Physical Injury Still Required for Valid Ohio Workers’ Compensation Claim

Kegler Brown E-mployment Alert

This week, the Ohio Supreme Court upheld a workers' compensation statute requiring a physical injury before a claim is deemed compensable.

Kimberly McCrone was working as a bank teller at a Bank One branch in Canton when her branch was robbed. While she was not physically hurt, she was diagnosed with post-traumatic stress disorder (PTSD) and filed a workers' compensation claim for that psychological condition. The Industrial Commission denied her claim because the workers' compensation statute requires a physical injury before a psychological condition is considered compensable. That is, the physical injury must cause the psychological condition. Ms. McCrone appealed the disallowance of her claim into court and Bank One filed a motion for summary judgment. The Stark County Court of Appeals upheld the trial court's decision and ruled in favor of Ms. McCrone, finding that the exclusion of solely psychological injuries from workers' compensation coverage is unconstitutional because it denies such employees equal protection under the law. The matter was then heard by The Supreme Court of Ohio.

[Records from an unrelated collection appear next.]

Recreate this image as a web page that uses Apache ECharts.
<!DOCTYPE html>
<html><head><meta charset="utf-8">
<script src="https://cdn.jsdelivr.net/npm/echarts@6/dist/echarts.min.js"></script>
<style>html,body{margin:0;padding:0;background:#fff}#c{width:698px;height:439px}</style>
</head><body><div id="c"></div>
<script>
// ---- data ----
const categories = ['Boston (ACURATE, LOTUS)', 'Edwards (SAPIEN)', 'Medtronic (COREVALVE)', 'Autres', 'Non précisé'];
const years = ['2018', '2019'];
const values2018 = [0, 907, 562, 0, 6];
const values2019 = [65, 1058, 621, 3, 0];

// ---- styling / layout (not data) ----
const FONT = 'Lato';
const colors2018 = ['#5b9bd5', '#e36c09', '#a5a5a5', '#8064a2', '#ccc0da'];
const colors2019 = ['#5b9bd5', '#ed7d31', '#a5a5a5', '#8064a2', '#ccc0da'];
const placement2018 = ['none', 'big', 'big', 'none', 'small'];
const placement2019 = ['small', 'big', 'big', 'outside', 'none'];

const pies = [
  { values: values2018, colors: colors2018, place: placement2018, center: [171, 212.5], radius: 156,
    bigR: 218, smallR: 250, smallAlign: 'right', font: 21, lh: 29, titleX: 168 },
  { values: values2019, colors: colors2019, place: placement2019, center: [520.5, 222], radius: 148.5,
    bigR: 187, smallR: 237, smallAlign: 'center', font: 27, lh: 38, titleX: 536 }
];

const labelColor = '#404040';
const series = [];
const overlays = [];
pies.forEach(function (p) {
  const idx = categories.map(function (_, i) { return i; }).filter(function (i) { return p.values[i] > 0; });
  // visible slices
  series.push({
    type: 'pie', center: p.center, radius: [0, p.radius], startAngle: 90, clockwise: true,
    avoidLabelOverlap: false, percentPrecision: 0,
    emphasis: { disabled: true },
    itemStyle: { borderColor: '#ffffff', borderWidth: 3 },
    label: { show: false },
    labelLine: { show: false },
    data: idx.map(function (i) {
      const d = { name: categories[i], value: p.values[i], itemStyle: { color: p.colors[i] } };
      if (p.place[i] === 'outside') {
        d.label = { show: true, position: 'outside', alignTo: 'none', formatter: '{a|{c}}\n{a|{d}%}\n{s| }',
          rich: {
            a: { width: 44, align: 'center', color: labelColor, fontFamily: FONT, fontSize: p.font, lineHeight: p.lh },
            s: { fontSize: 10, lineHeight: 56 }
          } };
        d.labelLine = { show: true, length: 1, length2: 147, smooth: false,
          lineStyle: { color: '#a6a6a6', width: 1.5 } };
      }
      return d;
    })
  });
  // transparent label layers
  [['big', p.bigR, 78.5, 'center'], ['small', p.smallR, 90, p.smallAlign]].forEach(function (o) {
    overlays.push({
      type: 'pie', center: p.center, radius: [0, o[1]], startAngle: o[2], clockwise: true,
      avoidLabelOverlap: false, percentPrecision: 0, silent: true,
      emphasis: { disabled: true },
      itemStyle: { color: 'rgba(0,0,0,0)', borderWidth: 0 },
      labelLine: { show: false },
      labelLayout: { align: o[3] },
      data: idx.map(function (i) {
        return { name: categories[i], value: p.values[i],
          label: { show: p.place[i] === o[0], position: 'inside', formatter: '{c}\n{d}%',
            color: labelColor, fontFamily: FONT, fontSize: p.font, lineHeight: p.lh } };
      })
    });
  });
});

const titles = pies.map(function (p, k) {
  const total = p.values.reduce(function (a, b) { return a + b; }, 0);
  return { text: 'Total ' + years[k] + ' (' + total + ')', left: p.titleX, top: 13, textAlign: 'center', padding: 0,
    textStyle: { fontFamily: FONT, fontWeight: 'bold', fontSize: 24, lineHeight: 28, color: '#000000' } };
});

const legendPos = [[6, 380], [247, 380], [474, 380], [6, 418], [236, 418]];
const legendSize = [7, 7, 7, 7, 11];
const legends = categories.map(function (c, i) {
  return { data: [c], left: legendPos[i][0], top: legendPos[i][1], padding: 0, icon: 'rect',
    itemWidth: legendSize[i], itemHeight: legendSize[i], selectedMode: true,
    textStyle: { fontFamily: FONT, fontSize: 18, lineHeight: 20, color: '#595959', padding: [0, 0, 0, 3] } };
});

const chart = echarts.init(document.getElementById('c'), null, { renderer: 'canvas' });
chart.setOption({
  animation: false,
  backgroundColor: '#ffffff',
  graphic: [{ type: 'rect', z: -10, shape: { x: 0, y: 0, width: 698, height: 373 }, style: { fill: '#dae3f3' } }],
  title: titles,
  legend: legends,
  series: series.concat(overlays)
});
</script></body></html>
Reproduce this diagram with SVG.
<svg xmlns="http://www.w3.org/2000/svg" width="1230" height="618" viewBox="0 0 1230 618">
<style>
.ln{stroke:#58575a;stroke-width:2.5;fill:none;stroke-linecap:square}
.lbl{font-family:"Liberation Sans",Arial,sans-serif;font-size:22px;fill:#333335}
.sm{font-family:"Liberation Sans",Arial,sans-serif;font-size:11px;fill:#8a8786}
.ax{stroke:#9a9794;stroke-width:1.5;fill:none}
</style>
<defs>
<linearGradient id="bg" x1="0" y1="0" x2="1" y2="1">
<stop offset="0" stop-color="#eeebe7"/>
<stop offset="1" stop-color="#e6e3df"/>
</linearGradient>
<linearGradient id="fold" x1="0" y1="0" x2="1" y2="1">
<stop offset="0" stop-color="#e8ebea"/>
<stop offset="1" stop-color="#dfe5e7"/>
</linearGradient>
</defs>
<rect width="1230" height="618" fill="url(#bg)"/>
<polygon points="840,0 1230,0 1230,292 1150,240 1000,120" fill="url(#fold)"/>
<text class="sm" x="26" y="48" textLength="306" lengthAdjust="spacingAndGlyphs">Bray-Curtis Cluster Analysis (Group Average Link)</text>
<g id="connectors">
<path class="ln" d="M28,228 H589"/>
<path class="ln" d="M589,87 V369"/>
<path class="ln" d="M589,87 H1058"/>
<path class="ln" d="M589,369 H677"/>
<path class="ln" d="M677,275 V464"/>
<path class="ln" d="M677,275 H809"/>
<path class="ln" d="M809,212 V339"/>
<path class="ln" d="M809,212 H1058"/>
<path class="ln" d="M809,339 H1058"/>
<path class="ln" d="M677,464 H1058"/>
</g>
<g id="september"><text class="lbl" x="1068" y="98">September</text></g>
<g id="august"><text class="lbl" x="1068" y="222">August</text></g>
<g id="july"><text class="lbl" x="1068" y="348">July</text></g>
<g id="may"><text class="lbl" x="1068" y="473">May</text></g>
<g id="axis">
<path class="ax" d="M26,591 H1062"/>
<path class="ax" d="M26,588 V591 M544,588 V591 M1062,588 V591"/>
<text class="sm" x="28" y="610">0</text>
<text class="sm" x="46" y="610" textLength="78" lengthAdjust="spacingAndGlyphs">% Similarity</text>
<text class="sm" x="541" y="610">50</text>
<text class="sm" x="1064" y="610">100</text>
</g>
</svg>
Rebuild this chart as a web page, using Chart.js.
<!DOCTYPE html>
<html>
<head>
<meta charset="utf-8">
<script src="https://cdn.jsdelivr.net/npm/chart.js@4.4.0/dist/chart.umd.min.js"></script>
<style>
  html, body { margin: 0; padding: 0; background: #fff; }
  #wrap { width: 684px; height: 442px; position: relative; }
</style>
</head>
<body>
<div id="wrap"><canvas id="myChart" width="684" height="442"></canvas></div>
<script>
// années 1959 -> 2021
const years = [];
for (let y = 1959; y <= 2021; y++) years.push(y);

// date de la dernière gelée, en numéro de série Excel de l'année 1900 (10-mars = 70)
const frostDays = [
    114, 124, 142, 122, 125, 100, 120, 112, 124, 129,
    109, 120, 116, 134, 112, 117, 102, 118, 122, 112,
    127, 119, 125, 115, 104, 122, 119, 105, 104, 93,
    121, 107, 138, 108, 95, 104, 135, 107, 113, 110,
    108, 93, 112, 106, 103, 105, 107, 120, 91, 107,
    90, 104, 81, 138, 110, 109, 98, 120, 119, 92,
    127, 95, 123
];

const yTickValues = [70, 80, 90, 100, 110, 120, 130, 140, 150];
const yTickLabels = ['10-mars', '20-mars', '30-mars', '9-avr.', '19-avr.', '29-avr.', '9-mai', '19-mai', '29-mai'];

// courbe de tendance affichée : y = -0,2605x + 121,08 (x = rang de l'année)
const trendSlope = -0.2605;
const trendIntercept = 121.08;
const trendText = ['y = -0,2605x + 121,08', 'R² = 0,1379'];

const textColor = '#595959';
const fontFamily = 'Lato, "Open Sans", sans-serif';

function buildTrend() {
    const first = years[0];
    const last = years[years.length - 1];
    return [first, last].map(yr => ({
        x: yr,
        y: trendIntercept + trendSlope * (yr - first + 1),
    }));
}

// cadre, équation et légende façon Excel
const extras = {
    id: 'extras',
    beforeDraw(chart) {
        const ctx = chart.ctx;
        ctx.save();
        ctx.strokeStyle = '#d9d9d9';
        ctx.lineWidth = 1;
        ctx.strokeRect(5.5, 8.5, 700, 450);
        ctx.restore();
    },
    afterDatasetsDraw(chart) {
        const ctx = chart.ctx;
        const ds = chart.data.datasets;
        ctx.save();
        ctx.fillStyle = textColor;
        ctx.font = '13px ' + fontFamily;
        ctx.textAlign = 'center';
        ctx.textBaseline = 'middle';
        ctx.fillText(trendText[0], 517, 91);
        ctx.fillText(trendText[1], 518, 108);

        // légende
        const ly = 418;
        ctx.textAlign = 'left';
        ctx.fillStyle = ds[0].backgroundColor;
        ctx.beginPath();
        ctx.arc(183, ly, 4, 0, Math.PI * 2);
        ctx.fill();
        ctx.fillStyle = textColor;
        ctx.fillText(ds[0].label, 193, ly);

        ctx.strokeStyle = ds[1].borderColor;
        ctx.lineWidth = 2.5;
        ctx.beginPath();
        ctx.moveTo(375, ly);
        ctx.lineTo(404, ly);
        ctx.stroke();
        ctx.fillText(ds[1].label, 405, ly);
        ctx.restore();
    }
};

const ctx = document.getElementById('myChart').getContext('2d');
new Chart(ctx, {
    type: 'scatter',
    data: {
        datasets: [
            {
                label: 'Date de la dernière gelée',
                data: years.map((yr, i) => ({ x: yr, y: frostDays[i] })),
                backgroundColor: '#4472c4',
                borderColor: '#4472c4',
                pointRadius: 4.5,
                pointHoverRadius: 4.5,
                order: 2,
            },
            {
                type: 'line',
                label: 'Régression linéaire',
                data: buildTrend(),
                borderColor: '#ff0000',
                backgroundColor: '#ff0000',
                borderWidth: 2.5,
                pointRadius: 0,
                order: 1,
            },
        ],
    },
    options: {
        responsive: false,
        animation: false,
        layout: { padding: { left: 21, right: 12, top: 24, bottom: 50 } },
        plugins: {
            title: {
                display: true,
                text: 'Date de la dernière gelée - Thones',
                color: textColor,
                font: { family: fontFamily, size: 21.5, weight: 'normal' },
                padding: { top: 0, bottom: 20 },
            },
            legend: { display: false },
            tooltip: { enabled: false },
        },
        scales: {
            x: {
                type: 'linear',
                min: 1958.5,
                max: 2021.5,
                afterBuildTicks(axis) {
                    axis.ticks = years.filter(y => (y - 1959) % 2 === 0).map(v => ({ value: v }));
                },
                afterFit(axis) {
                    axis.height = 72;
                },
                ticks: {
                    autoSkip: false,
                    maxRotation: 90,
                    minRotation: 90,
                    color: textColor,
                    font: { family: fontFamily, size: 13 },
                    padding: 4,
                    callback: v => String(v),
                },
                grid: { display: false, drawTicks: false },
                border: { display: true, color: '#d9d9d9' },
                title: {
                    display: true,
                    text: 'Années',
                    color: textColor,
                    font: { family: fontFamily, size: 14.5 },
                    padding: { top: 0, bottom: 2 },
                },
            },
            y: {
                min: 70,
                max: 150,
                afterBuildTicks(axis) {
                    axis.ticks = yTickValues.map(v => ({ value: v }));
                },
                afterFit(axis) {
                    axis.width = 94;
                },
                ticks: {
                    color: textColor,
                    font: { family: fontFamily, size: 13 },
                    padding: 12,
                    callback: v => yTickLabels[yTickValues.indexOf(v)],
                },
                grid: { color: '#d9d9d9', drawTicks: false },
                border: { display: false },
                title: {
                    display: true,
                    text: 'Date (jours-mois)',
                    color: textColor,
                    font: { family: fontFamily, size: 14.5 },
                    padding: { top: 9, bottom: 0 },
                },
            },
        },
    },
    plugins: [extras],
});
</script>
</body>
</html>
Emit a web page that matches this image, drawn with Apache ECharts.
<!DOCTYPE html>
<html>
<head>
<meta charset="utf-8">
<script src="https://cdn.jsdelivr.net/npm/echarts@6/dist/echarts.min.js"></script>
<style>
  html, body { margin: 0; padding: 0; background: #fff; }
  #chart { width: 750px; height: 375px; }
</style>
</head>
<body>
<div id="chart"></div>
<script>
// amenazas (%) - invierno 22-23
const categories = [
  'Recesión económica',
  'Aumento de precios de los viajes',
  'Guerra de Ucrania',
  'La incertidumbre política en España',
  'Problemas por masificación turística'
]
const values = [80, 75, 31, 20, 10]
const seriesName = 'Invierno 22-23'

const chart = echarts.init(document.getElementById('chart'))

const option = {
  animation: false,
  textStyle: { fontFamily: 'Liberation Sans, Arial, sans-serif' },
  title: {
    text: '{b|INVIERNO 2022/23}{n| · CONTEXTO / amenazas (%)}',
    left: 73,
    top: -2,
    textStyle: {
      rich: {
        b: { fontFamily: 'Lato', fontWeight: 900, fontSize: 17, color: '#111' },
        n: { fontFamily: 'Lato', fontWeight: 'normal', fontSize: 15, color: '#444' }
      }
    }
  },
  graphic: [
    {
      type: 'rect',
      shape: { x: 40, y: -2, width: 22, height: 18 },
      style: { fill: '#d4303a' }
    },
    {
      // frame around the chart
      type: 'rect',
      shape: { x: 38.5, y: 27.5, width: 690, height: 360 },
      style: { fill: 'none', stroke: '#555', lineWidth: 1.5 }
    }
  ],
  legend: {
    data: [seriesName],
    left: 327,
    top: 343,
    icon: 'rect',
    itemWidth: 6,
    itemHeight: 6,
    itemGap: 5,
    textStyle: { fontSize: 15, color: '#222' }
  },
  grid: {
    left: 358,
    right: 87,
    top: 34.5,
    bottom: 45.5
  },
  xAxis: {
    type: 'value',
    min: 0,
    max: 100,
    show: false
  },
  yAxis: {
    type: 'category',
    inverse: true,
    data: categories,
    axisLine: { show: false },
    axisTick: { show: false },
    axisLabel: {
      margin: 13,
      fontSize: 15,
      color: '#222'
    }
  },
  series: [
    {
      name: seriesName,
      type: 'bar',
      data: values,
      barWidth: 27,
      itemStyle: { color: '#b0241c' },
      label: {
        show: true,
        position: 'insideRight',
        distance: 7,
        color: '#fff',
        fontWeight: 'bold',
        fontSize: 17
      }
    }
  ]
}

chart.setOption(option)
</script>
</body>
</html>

In a 5-2 decision, a majority of the Supreme Court reversed the Court of Appeals and upheld the constitutionality of the statute. In doing so, the Court reaffirmed the Legislature's prerogative to define what is and what is not compensable for workers' compensation purposes. It found that the Legislature had legitimate reasons to exclude purely psychological injuries. For example, it noted that it is hard to prove the existence and cause of psychological injuries, as opposed to most physical ones. Likewise, the Court held the Legislature can legitimately limit coverage to only certain types of conditions to ensure the efficient use of the workers' compensation fund, whose resources are limited. In a concurring opinion, one of the Justices encouraged the Legislature to fully consider the question of whether solely psychological conditions should be covered by workers' compensation. Until the Legislature makes such a change, an employee with solely psychological injuries is entitled to bring a negligence action against the employer pursuant to the Bunger case, decided by the Ohio Supreme Court in 1998.